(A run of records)
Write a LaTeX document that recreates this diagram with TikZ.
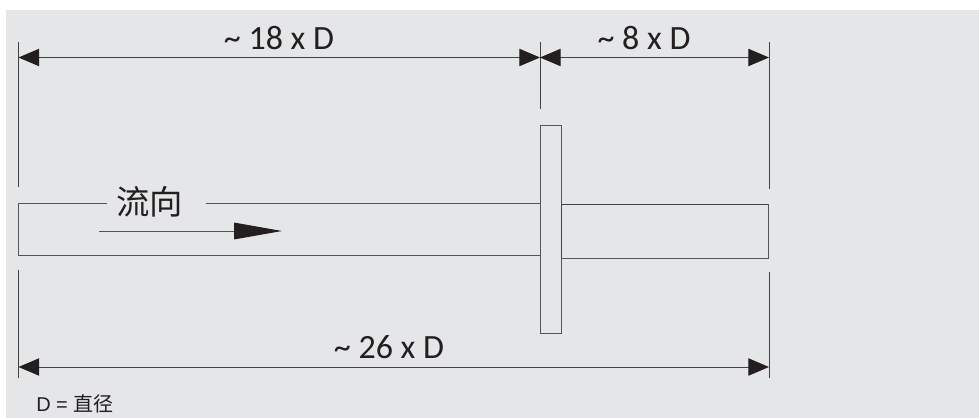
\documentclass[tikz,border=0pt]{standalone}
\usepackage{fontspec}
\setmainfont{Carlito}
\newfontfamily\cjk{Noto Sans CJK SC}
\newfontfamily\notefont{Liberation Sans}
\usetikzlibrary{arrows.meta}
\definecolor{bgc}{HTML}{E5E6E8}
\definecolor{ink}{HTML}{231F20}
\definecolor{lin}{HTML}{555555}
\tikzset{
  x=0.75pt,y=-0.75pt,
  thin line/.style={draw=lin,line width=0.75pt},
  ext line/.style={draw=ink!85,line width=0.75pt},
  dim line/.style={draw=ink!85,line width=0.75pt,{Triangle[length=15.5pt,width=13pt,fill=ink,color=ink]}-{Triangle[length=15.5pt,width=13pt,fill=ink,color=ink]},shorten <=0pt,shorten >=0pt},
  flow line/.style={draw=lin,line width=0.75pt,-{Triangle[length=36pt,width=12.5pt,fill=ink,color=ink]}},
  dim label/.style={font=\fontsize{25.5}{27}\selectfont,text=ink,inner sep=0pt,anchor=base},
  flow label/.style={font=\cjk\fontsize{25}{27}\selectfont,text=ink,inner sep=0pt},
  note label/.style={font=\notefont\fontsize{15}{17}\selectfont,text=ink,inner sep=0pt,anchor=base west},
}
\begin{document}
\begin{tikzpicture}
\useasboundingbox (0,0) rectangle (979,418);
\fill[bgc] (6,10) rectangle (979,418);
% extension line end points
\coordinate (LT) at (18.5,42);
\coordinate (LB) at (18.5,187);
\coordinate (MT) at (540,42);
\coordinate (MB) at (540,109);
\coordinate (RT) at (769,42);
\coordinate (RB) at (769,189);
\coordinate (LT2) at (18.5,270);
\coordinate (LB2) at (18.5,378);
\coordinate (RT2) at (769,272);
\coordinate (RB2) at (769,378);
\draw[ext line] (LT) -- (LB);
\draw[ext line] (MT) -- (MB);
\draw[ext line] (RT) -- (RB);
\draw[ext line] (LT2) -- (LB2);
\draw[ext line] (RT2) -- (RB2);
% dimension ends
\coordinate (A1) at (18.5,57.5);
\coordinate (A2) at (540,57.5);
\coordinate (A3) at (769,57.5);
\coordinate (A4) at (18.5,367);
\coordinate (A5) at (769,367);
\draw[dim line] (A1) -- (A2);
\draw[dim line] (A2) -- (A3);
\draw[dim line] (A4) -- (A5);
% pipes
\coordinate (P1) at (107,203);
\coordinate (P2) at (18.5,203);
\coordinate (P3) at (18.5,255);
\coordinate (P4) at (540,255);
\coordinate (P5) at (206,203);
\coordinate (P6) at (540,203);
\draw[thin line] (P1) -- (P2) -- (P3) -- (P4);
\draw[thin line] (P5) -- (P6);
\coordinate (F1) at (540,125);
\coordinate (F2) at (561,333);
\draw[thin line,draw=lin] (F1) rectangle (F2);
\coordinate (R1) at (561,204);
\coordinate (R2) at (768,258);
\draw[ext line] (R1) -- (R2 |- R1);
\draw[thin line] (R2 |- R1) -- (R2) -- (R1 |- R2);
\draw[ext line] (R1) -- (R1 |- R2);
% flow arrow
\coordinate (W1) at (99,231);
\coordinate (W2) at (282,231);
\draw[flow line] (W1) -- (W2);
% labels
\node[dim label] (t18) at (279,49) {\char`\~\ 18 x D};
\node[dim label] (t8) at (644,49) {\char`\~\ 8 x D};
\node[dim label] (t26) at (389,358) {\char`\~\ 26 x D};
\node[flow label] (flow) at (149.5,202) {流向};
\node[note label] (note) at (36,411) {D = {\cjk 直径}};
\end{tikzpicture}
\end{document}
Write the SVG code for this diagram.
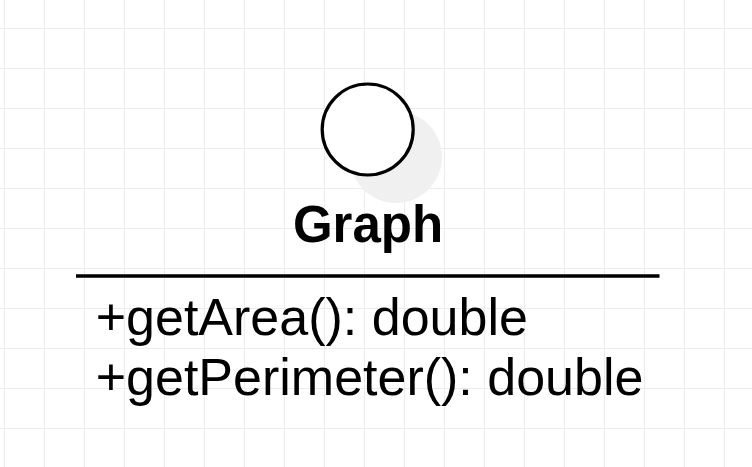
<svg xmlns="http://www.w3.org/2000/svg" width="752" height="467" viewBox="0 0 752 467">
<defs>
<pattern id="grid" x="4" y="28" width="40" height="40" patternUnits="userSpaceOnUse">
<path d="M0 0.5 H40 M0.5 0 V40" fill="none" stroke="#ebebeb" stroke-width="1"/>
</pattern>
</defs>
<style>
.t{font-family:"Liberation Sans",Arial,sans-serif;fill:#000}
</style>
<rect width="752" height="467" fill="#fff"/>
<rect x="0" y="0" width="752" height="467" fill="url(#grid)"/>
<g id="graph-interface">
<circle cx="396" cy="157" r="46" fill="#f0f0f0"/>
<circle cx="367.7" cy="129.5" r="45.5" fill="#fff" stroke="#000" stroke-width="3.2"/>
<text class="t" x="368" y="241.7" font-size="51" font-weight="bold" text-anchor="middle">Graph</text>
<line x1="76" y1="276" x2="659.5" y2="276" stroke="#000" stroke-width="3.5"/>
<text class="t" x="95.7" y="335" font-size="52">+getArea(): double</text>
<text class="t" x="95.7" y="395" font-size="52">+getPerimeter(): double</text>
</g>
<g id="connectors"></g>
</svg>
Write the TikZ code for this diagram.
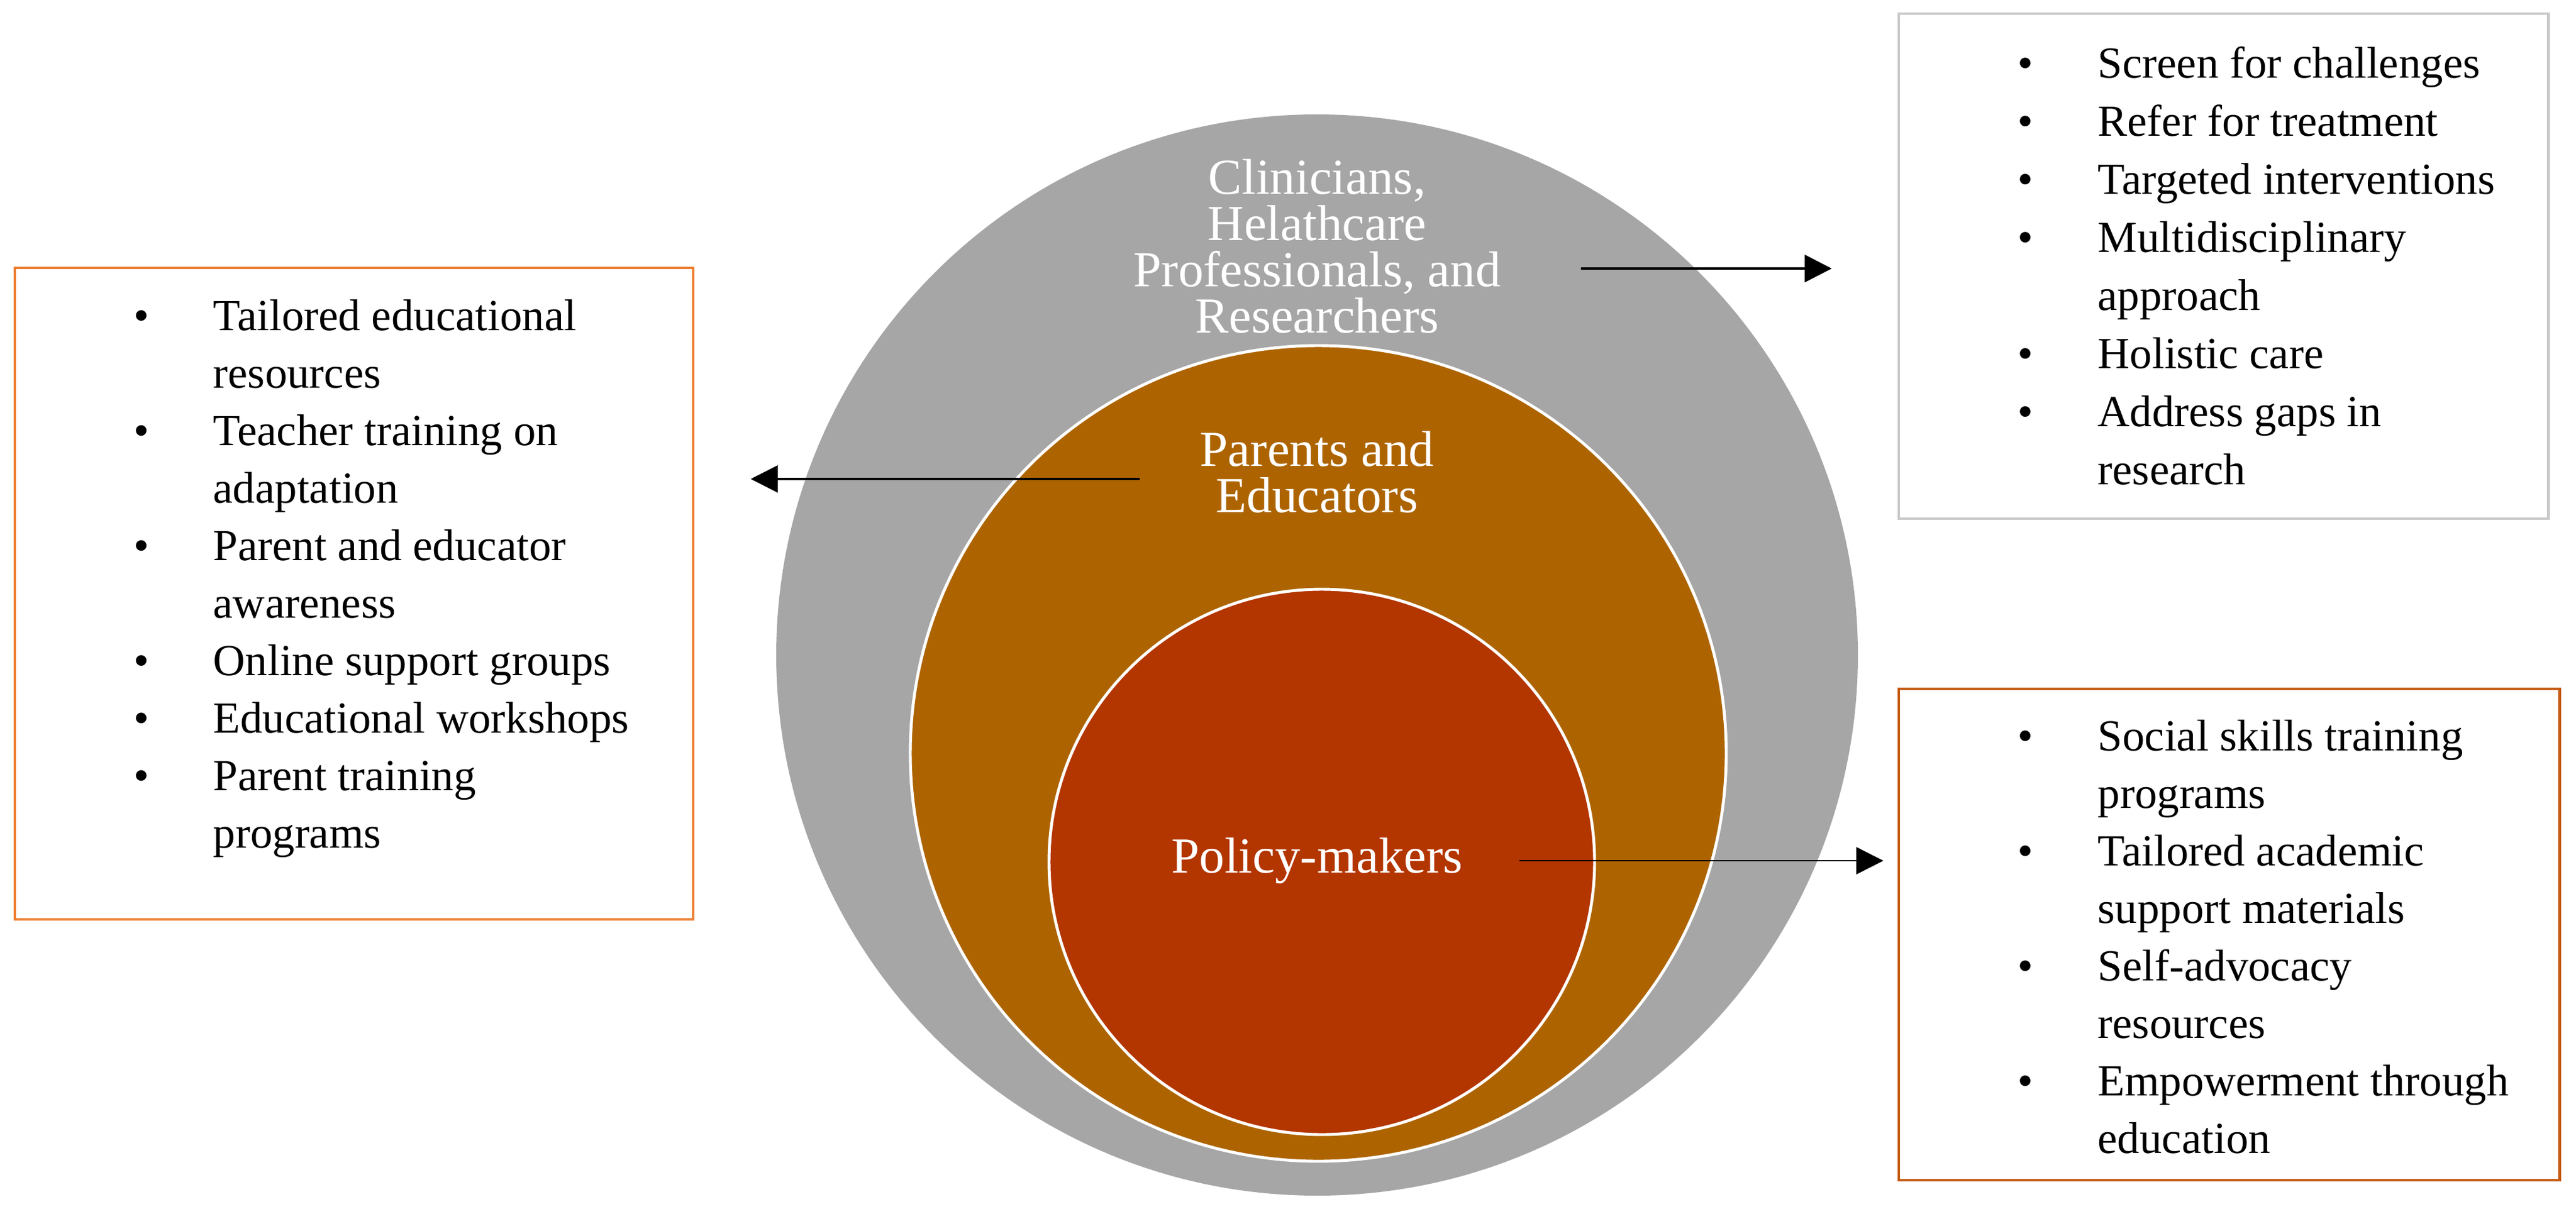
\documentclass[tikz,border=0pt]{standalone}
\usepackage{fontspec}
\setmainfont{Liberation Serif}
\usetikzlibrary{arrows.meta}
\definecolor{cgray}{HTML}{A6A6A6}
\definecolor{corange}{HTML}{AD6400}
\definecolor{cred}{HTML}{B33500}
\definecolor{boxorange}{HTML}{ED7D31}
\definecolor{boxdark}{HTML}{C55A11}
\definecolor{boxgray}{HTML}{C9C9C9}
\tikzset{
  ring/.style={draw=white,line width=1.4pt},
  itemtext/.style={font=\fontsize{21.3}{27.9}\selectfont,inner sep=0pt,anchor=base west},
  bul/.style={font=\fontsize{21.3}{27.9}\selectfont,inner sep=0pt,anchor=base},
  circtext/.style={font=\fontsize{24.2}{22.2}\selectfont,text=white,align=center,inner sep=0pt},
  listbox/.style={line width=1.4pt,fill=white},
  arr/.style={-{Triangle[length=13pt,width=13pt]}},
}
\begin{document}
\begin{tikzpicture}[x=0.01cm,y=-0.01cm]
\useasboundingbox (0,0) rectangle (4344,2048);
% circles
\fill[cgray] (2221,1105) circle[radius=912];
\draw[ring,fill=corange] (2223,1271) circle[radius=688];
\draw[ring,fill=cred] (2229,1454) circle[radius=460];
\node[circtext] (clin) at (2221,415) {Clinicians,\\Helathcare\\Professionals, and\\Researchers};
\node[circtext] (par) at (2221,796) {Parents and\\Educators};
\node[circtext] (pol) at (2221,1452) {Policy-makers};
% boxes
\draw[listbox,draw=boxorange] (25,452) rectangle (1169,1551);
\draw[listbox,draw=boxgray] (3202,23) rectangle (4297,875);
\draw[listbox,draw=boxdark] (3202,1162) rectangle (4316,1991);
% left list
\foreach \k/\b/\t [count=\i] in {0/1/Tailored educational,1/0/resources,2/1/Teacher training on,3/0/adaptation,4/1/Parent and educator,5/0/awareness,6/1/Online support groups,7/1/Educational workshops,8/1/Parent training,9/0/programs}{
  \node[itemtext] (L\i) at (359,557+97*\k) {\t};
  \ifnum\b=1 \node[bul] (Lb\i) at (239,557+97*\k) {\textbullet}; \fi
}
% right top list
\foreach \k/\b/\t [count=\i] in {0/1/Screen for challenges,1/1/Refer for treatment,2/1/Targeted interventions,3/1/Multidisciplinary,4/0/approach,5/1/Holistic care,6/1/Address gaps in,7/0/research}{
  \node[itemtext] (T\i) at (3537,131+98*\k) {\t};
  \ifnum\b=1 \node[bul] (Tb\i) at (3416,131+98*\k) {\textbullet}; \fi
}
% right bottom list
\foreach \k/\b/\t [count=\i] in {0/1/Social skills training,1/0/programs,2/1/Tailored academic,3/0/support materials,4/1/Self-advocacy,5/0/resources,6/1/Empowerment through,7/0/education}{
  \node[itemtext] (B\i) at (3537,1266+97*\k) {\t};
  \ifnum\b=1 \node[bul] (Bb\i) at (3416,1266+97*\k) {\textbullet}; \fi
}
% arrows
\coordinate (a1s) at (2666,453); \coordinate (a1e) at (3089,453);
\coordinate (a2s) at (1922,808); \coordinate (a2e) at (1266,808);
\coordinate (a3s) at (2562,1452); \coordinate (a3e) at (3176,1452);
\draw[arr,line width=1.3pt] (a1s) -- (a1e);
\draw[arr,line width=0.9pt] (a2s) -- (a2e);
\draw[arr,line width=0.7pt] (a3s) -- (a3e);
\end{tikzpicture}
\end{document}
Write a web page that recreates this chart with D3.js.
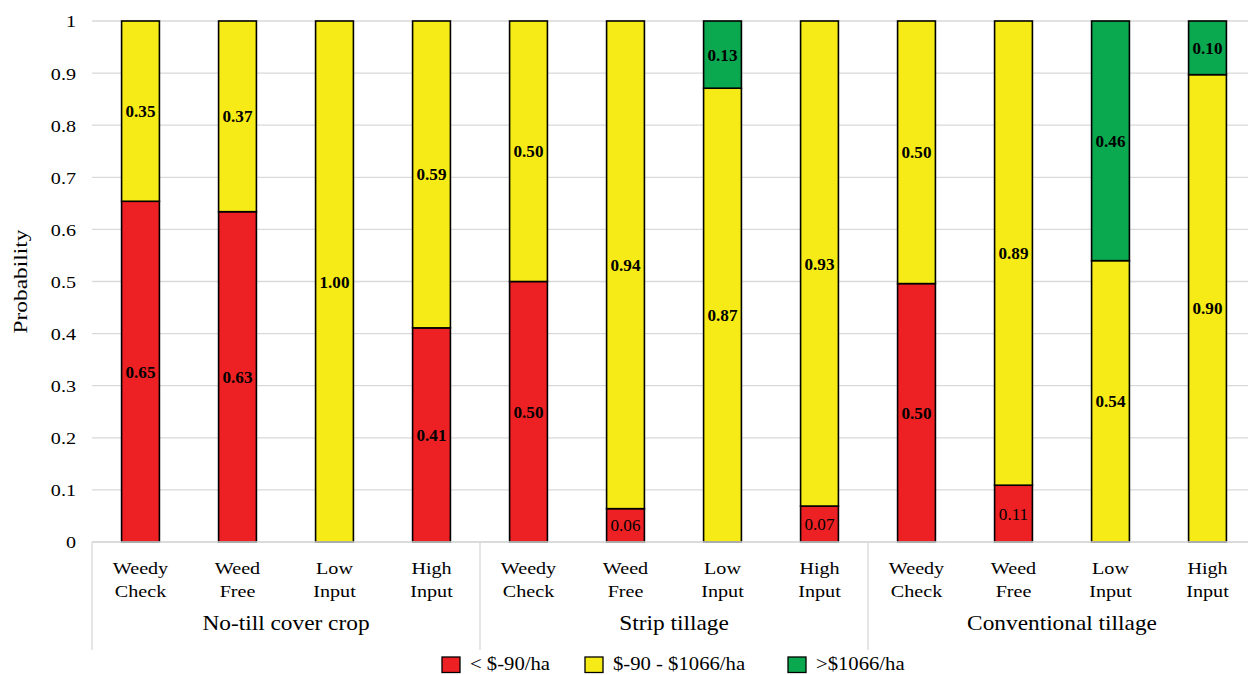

What you should do » Copy all lines from the material that hold "with".

Task answer »
Write a LaTeX document that recreates this diagram with TikZ.
Write a web page that recreates this chart with D3.js.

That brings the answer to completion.